Emmanuel Macron, temaslarda bulunduğu Fransa'nın deniz aşırı
topraklarından La Reunion Adası'nda, son günlerde ülkede tartışma konusu olan
başörtüsüne ilişkin gazetecilere açıklamalarda bulundu.
"Kamuya açık alanlarda başörtüsü beni ilgilendirmez
ancak kamu kurumlarında, okulda ve çocuklara eğitim verildiğinde başörtüsü
meselesi beni ilgilendirir. Laiklik bunu gerektirir" ifadelerini kullanan
Macron, kamu görevlilerinin ve okuldaki öğretmenlerin dini konularda tarafsız
olmaları gerektiğini savundu.
Macron, ülkede İslam sorununun çözülmesi gerektiğini
belirterek, "Bazı mahallelerde bazıları başörtüyü cumhuriyet ile bağını
koparan bir simge olarak kullanmaktadır. Bunun adı mezhepçiliktir" dedi.
Fransa'da başörtüsü konusunda ayrımcılığın da yapılmaması
gerektiğini de belirten Macron, şunları söyledi:
"Bugün dininden dolayı cumhuriyetin değerlerine bağlı
olmadığını ifade eden kadın ve erkekler var. Bunu birçok şekilde görebiliyoruz.
Çocuğumu okuldan sonra eve götürüyorum, (kız ve erkeklerin bir arada olduğu)
havuza gitmesini istemiyorum, müzik öğrenmesini istemiyorum diyenler var. Bu
kişilerin cumhuriyetin değerleriyle bağdaşmayan başka siyasi projeleri var. Bu
benim için sorun ve bu mezhepçiliktir."
Fransız aşırı sağcı milletvekili Julien Odoul'un, yaklaşık
iki hafta önce Besançon'da düzenlenen bir toplantıda Müslüman kadından oğlunun
yanında başörtüsünü çıkarmasını istemişti ve kendisine sözlü saldırıda
bulunmuştu. Olayın ardından ülkede tartışmalar başlamış, Müslümanların hedef
alındığı açıklamalar artmıştı.
Fransız basınındaki haberlerde, olayın ardındaki hafta
ülkenin en önemli televizyon kanallarında başörtüsü hakkında düzenlenen 85
tartışma programına 286 kişinin davet edildiği belirtilmişti. Bu programlarda
başörtülü kadınlara söz verilmemesi dikkati çekmişti.

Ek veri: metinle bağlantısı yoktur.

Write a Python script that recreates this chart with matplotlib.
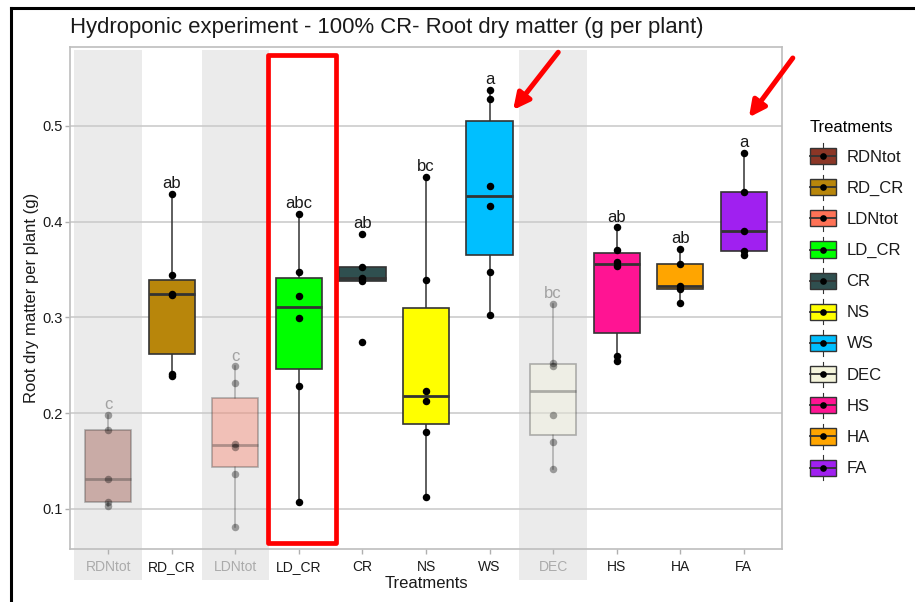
import matplotlib.pyplot as plt
import numpy as np
from matplotlib.patches import Rectangle, Patch
from matplotlib.lines import Line2D
from matplotlib.legend_handler import HandlerBase
from matplotlib.transforms import blended_transform_factory

plt.rcParams['font.family'] = ['Liberation Sans', 'DejaVu Sans']

# root dry matter per plant (g), one list per treatment
treatments = ['RDNtot', 'RD_CR', 'LDNtot', 'LD_CR', 'CR', 'NS', 'WS', 'DEC', 'HS', 'HA', 'FA']
rdntot = [0.103, 0.107, 0.131, 0.183, 0.198]
rd_cr = [0.239, 0.241, 0.324, 0.325, 0.344, 0.429]
ldntot = [0.081, 0.137, 0.165, 0.168, 0.232, 0.249]
ld_cr = [0.107, 0.228, 0.299, 0.322, 0.348, 0.408]
cr = [0.274, 0.338, 0.341, 0.353, 0.387]
ns = [0.113, 0.180, 0.213, 0.2235, 0.339, 0.447]
ws = [0.303, 0.348, 0.4165, 0.437, 0.528, 0.5375]
dec = [0.1415, 0.170, 0.198, 0.249, 0.252, 0.314]
hs = [0.2545, 0.260, 0.354, 0.358, 0.371, 0.394]
ha = [0.315, 0.330, 0.333, 0.356, 0.3715]
fa = [0.3655, 0.369, 0.390, 0.431, 0.472]
values = [rdntot, rd_cr, ldntot, ld_cr, cr, ns, ws, dec, hs, ha, fa]

# Tukey groups
letters = ['c', 'ab', 'c', 'abc', 'ab', 'bc', 'a', 'bc', 'ab', 'ab', 'a']

fill_colors = ['#8B3626', '#B8860B', '#FF7256', '#00FF00', '#2F4F4F', '#FFFF00',
               '#00BFFF', '#F5F5DC', '#FF1493', '#FFA500', '#A020F0']
faded = ['RDNtot', 'LDNtot', 'DEC']

fade_alpha = 0.35
edge = '#333333'
text_col = '#1a1a1a'


class BoxKeyHandler(HandlerBase):
    # legend key that looks like a small boxplot with a point on it
    def create_artists(self, legend, orig_handle, xdescent, ydescent, width, height, fontsize, trans):
        fc = orig_handle.get_facecolor()
        x0, y0 = -xdescent, -ydescent
        cx, cy = x0 + width / 2, y0 + height / 2
        bh = height * 0.79
        whisk = Line2D([cx, cx], [cy - height * 0.62, cy + height * 0.62], color=edge, lw=0.8, transform=trans)
        rect = Rectangle((x0, cy - bh / 2), width, bh, facecolor=fc, edgecolor=edge, lw=1.0, transform=trans)
        med = Line2D([x0, x0 + width], [cy, cy], color=edge, lw=1.3, transform=trans)
        dot = Line2D([cx], [cy], marker='o', ms=4.8, mew=0, color='black', lw=0, transform=trans)
        return [whisk, rect, med, dot]


fig = plt.figure(figsize=(9.15, 6.02), dpi=100)
ax = fig.add_axes([70 / 915, 52.7 / 602, 712 / 915, 502.6 / 602])

pos = np.arange(1, len(treatments) + 1)
ax.set_xlim(0.4, 11.6)
ax.set_ylim(0.0579, 0.5828)

# grey bands behind the excluded treatments, running down over the tick labels
band_tr = blended_transform_factory(ax.transData, fig.transFigure)
for i, name in enumerate(treatments):
    if name in faded:
        ax.add_patch(Rectangle((pos[i] - 0.53, 22 / 602), 1.06, 530 / 602, transform=band_tr,
                               facecolor='#EBEBEB', edgecolor='none', zorder=0.1, clip_on=False))

bp = ax.boxplot(values, positions=pos, widths=0.73, patch_artist=True, showfliers=False,
                showcaps=False, whis=1.5,
                boxprops=dict(edgecolor=edge, linewidth=1.2),
                whiskerprops=dict(color=edge, linewidth=1.1),
                medianprops=dict(color=edge, linewidth=2.0))

for i, name in enumerate(treatments):
    a = fade_alpha if name in faded else 1.0
    bp['boxes'][i].set_facecolor(fill_colors[i])
    bp['boxes'][i].set_alpha(a)
    bp['boxes'][i].set_zorder(2)
    bp['medians'][i].set_alpha(a)
    bp['medians'][i].set_zorder(2.1)
    for w in bp['whiskers'][2 * i:2 * i + 2]:
        w.set_alpha(a)
        w.set_zorder(1.9)
    ax.plot([pos[i]] * len(values[i]), values[i], 'o', color='black', ms=5.4, mew=0, alpha=a, zorder=3)
    ax.text(pos[i], max(values[i]) + 0.006, letters[i], ha='center', va='baseline', fontsize=12,
            color=text_col, alpha=a, zorder=3)

ax.set_yticks([0.1, 0.2, 0.3, 0.4, 0.5])
ax.set_yticklabels(['0.1', '0.2', '0.3', '0.4', '0.5'])
ax.set_xticks(pos)
ax.set_xticklabels(treatments)
ax.tick_params(axis='y', labelsize=10.5, colors='#B0B0B0', labelcolor=text_col, length=3.5, width=1, pad=2)
ax.tick_params(axis='x', labelsize=10, colors='#B0B0B0', labelcolor=text_col, length=3.5, width=1, pad=4)
for lab in ax.get_xticklabels():
    if lab.get_text() in faded:
        lab.set_color('#ABABAB')

ax.set_axisbelow(True)
ax.grid(axis='y', color='#C8C8C8', linewidth=1.1)
for sp in ax.spines.values():
    sp.set_color('#BEBEBE')
    sp.set_linewidth(1.2)

ax.set_xlabel('Treatments', fontsize=12, color=text_col, labelpad=2)
ax.set_ylabel('Root dry matter per plant (g)', fontsize=12, color=text_col, labelpad=2)

# highlight box around LD_CR and arrows at the best treatments
ax.add_patch(Rectangle((3.52, 0.0645), 1.06, 0.5095, facecolor='none', edgecolor='#FF0000',
                       linewidth=3.4, joinstyle='round', zorder=4, clip_on=False))
for tip, tail in [((7.37, 0.5167), (8.08, 0.577)), ((11.08, 0.509), (11.77, 0.571))]:
    ax.annotate('', xy=tip, xytext=tail, annotation_clip=False,
                arrowprops=dict(arrowstyle='-|>', color='#FF0000', lw=3.6, mutation_scale=24,
                                shrinkA=0, shrinkB=0))

handles = [Patch(facecolor=c) for c in fill_colors]
ax.legend(handles, treatments, title='Treatments', handler_map={Patch: BoxKeyHandler()},
          loc='upper left', bbox_to_anchor=(810 / 915, 1 - 120 / 602), bbox_transform=fig.transFigure,
          frameon=False, fontsize=12, title_fontsize=12, handlelength=1.55, handleheight=1.5,
          labelspacing=0.65, handletextpad=0.64, borderpad=0, borderaxespad=0, alignment='left',
          labelcolor=text_col)

fig.text(70 / 915, 1 - 28 / 602, 'Hydroponic experiment - 100% CR- Root dry matter (g per plant)',
         fontsize=15.9, va='center', ha='left', color=text_col)

# black frame on the left and top edges
fig.add_artist(Line2D([10.5 / 915, 10.5 / 915], [0, 1 - 7.5 / 602], transform=fig.transFigure,
                      color='black', lw=2.2))
fig.add_artist(Line2D([10.5 / 915, 1], [1 - 7.5 / 602, 1 - 7.5 / 602], transform=fig.transFigure,
                      color='black', lw=2.2))

fig.savefig('out.png', dpi=100)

Ülkenin en önde gelen gazetelerinden Le Figaro'nun Genel
Yayın Yönetmeni Yardımcısı Yves Threard, LCI televizyonunda yaptığı açıklamada,
"İslam dininden nefret ediyorum. Eğer bindiğim otobüste başörtülü bir
kadın olursa inerim" ifadesini kullanmıştı.
Le Monde gazetesinde geçen hafta yayımlanan açık mektupta,
aralarında ünlü Fransız aktör Omar Sy ve gazeteci Alain Gresh'in de bulunduğu
90 akademisyen, sanatçı, yönetmen, aktör ile gazeteci, Fransa Cumhurbaşkanı
Emmanuel Macron'dan, Odoul'un Müslüman kadına yaptığı sözlü saldırıyı
kınamasını istemişti.
Fransa Cumhurbaşkanı Macron, yaklaşık 15 gün önce yaptığı açıklamada, "Yönetim tek başına ve devletin tüm hizmetleri, sürekli yenilenen ve artabilen İslam sorununu çözemez. Tüm milletin birleşmesi ve harekete geçmesi gerekiyor" demişti.
Fransa Eğitim Bakanı Jean-Michel Blanquer de başörtüsünün toplumda istenmediğini savunarak, okul gezilerinde öğrencilere refakat eden annelerin başörtüsü takmasına ilişkin, "Yasa başörtüyü yasaklamıyor ancak yerel yönetimlerin başörtüyü yasaklamasını teşvik edebiliriz" ifadelerini kullanmıştı.